Friday, December 21, 2007

"Face Off", Parashat Vayigash in Ohav Shalom in Albany

By Deanna Neil and Elana Architzel

Storah On The Road
Elana and I write this together traveling down a dark road from Albany. It is frigid. We are both wearing matching black and white jackets with Eskimo hoods. (Elana says: "We're like a cookie. So good you can taste it.") Somehow we have avoided the snowstorms and somehow Conservative Judaism devoured our black and white cookie. They loved us. They loved our Maven show "Face Off", a translation of Parashat Vayigash. And they loved the entire concept of Storahtelling and how it brought them to a visceral place after years of Jewish headiness.

On the way up, Elana was consumed with worry of how this show would pan out.

She is from the nearby town of Troy, New York, so she was familiar with the synagogue we were visiting in Albany. She even removed her lip ring and covered her tattoo. But by our intro on Friday night she could see they were game.

This was a different type of show than usual. First of all, we did the whole kriyah - that is a the full reading of the parsha. The congregation requested that we only translate one aliyah verse per verse. This was unusual for us, but it proved just enough of a taste to get them excited about what Torah could be. (Although it proved to Elana and I that verse per verse really is the way to go in terms of both dramatic appeal and engagement with the translation.)

My moment of nervousness was when we were rehearsing. One of the Rabbis insisted that we say "congregation" or "kahal" instead of audience. But after discussion and acceptance of the show, all apprehension was put at ease. People commented that as an "audience" they actually had a role, which made them feel endowed and involved. Further more, during our "stretch"-when we stepped out of the story in order to address the congregation with a difficult question or scenario-everyone jumped in eagerly. They had been worried too. They thought it would be a performance, but were happy to instead to have an interactive program in the familiar context of their service.

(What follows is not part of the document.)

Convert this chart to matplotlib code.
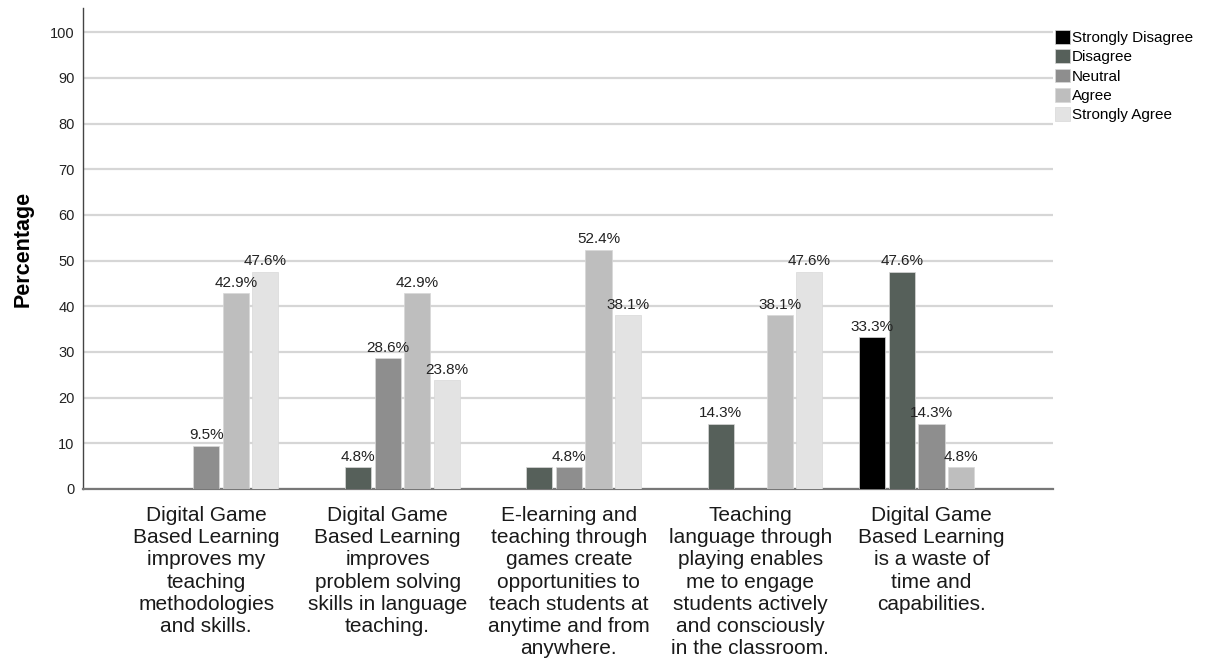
import numpy as np
import matplotlib
matplotlib.use("Agg")
import matplotlib.pyplot as plt

plt.rcParams['font.family'] = ['Liberation Sans', 'DejaVu Sans']

# survey items (x axis)
statements = [
    "Digital Game\nBased Learning\nimproves my\nteaching\nmethodologies\nand skills.",
    "Digital Game\nBased Learning\nimproves\nproblem solving\nskills in language\nteaching.",
    "E-learning and\nteaching through\ngames create\nopportunities to\nteach students at\nanytime and from\nanywhere.",
    "Teaching\nlanguage through\nplaying enables\nme to engage\nstudents actively\nand consciously\nin the classroom.",
    "Digital Game\nBased Learning\nis a waste of\ntime and\ncapabilities.",
]

responses = ["Strongly Disagree", "Disagree", "Neutral", "Agree", "Strongly Agree"]

# percentages per response, one value per statement
strongly_disagree = [0, 0, 0, 0, 33.3]
disagree = [0, 4.8, 4.8, 14.3, 47.6]
neutral = [9.5, 28.6, 4.8, 0, 14.3]
agree = [42.9, 42.9, 52.4, 38.1, 4.8]
strongly_agree = [47.6, 23.8, 38.1, 47.6, 0]

# labels the original chart hides (overlap) -> (response index, statement index)
hidden_labels = [(1, 2)]

colors = ["#000000", "#56605a", "#8e8e8e", "#bebebe", "#e3e3e3"]

series = [strongly_disagree, disagree, neutral, agree, strongly_agree]

fig = plt.figure(figsize=(12.06, 6.6), dpi=100)
ax = fig.add_axes([83 / 1206, 1 - 489 / 660, (1053 - 83) / 1206, (489 - 8) / 660])

x = np.arange(len(statements))
pitch = 0.163
width = 0.144

for i, (vals, name, col) in enumerate(zip(series, responses, colors)):
    vals = np.array(vals, dtype=float)
    pos = x + (i - 2) * pitch
    mask = vals > 0
    ax.bar(pos[mask], vals[mask], width=width, color=col, label=name,
           edgecolor="#d8d8d8", linewidth=0.5, zorder=3)
    for j in np.where(mask)[0]:
        if (i, j) in hidden_labels:
            continue
        ax.text(pos[j], vals[j] + 0.7, f"{vals[j]:.1f}%", ha="center", va="bottom",
                fontsize=11, color="#222222", zorder=4)

ax.set_xlim(-0.68, 4.67)
ax.set_ylim(0, 105.3)
ax.set_yticks(range(0, 101, 10))
ax.set_xticks(x)
ax.set_xticklabels(statements, fontsize=15, color="#1a1a1a", linespacing=1.22)
ax.tick_params(axis="x", length=0, pad=12)
ax.tick_params(axis="y", length=0, labelsize=10.5, pad=6, colors="#222222")
ax.set_ylabel("Percentage", fontsize=15.5, fontweight="bold", labelpad=12)

ax.grid(axis="y", color="#d6d6d6", linewidth=1.6, zorder=0)
ax.set_axisbelow(True)
for s in ["top", "right"]:
    ax.spines[s].set_visible(False)
ax.spines["left"].set_color("#444444")
ax.spines["left"].set_linewidth(1.0)
ax.spines["bottom"].set_color("#777777")
ax.spines["bottom"].set_linewidth(1.6)

fig.legend(loc="upper left", bbox_to_anchor=(1055 / 1206, 1 - 30 / 660),
           frameon=False, fontsize=11, handlelength=1.0, handleheight=1.0,
           handletextpad=0.12, labelspacing=0.28, borderpad=0, borderaxespad=0)

fig.savefig("out.png", dpi=100)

By the end of our workshop today, the Rabbi gave her own dramatic translations of the Shma with full kavana. Even more radical, the other Rabbi asked why we didn't explore God as a character. They pushed us on the topic. When we said, "playing God is often controversial," these Conservative Jews threw us a curve ball and said "Great! That's just what you want!" And with that-we knew it was a successful weekend.

We try to tell people what Storahtelling does or what it means, but we got to see this congregation experience it. Going to Reform shuls who've already been exposed to this stuff is one thing. But this was so exciting to both of us because we were able to fulfill our goal as Mavens by collaboratively integrating into a more traditional environment, while still conveying meaningful and radical ideas.

And now I'm going to turn the car light off so we don't hit any deer.